Evet, böyle bir vaziyet de var. Bir de toptan kalite denen bir şey var. Özellikle kapitalist sistemlerde, şirketlerde bu çok yaygın bir şekilde bilinir ve insanlar buna ulaşmaya çalışır. Yani en küçük çalışanın kalitesi şirketin kalitesini belirler. Türkiye’de de aynı şekilde; Türk toplumunun en küçük ferdinin kalitesi (burada küçümseme olarak anlaşılmasın) sistemin, toplumun ve hukukun da kalitesini belirler. Şimdi toplum öyle bir hale geldi, getirildi ki; hacı amca gelip bize davasını verirken şunu soruyor “Adliyedeki çaycıyı tanıyorum işimize yarayabilir mi?” düşünebiliyor musunuz gelinen noktayı? Doğrudan hukuk çerçevesi içinde bir şey istemiyor. İşte o hacı amca çaycıdan istiyor, öteki savcıdan, beriki başsavcıdan istiyor herkes makamına ve durumuna göre bunu yapıyor.

Toplumdaki bu yozlaşmada aslında çete düzeninin bir neticesi değil mi?

Aslında çete düzeni ile de pek alakalı değil toplumun hiçbir kesimini ayrı tutmamak lazım. Bugün Televizyondaki bir dizi dahi hukuku yönlendiriyor, hukuka şekil veriyor.

Salih Mirzabeyoğlu diyor ki; “T.C. içinde yaşayan 3000 aile; hukuk da bunların çıkarına göre, ekonomi de siyaset de, ordu da, polis de. Kendi aralarındaki dalaşmalar bir yana, bunlar hukuk üstü imtiyazlı bir zümredir!

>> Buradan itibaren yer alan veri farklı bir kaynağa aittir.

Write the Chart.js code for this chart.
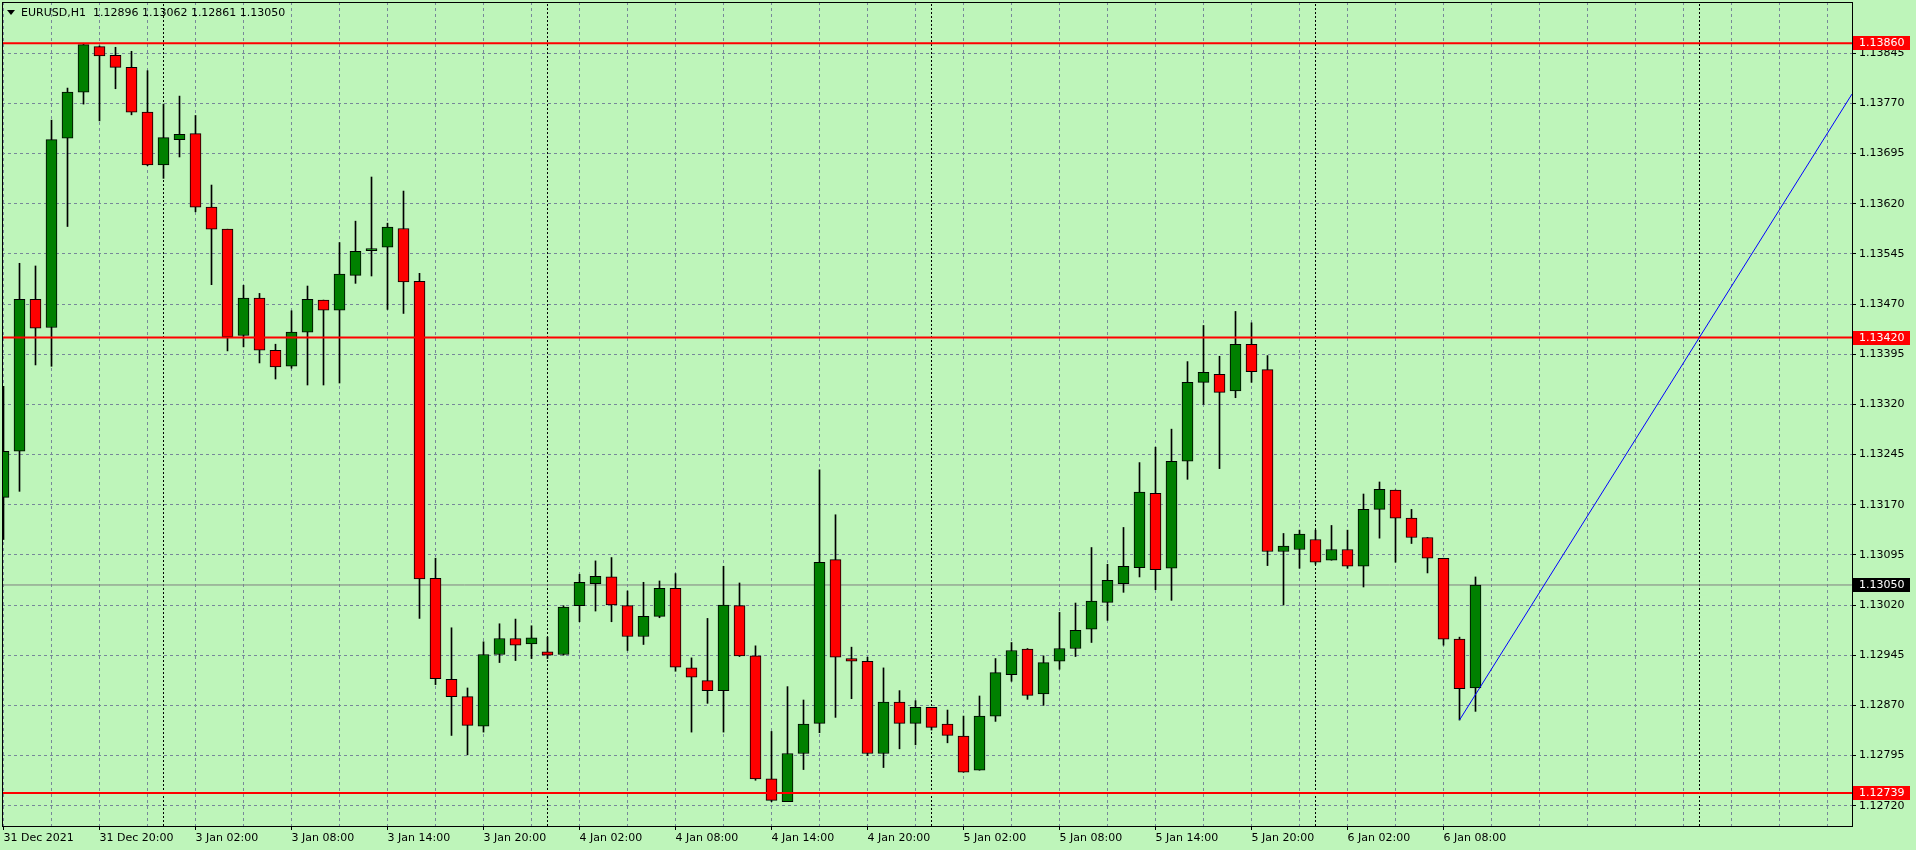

Devlet, hukuk demektir ve hukukun olmadığı yerde devlet değil, çete vardır.” Türkiye’nin manzarasının özeti bu ifadelerde…

Evet, aynen öyle.

Peki bunun çözümü noktasına gelirsek, bunun tek çözümü Kemalist dikta rejiminin ortadan kaldırılması yani devletin ruhunun değiştirilmesi değil mi?

Evet. Devletin ruhunun değişmesi şart ama biz ne yapıyoruz? Yaptığımız yanlışı ifade edeyim de sonra doğru ortaya çıksın. Biz aynı devlet dinamikleri içerisinde o 3 bin kişi onlardan değil de, bizden olsun diye kendi çetelerimizi oluşturuyoruz. Yani aslında sistem olarak hiçbir şey değiştirmemiş oluyoruz. Neticede sisteme yeni kan, yeni can vermiş oluyoruz.

Bunları da menfaat paydasında birleştiriyorsun. Dolayısıyla senin sandığın o kişi senin adamın değil, menfaatinin adamı olmuş oluyor. Son olarak ekleyeceğiniz ve önemli gördüğünüz bir husus var mı?

Çoğu insanın umudu kesiliyor ama insanların umudunun bitmemesi lazım. Yeniden umudu ayağa kaldırmak gerekiyor.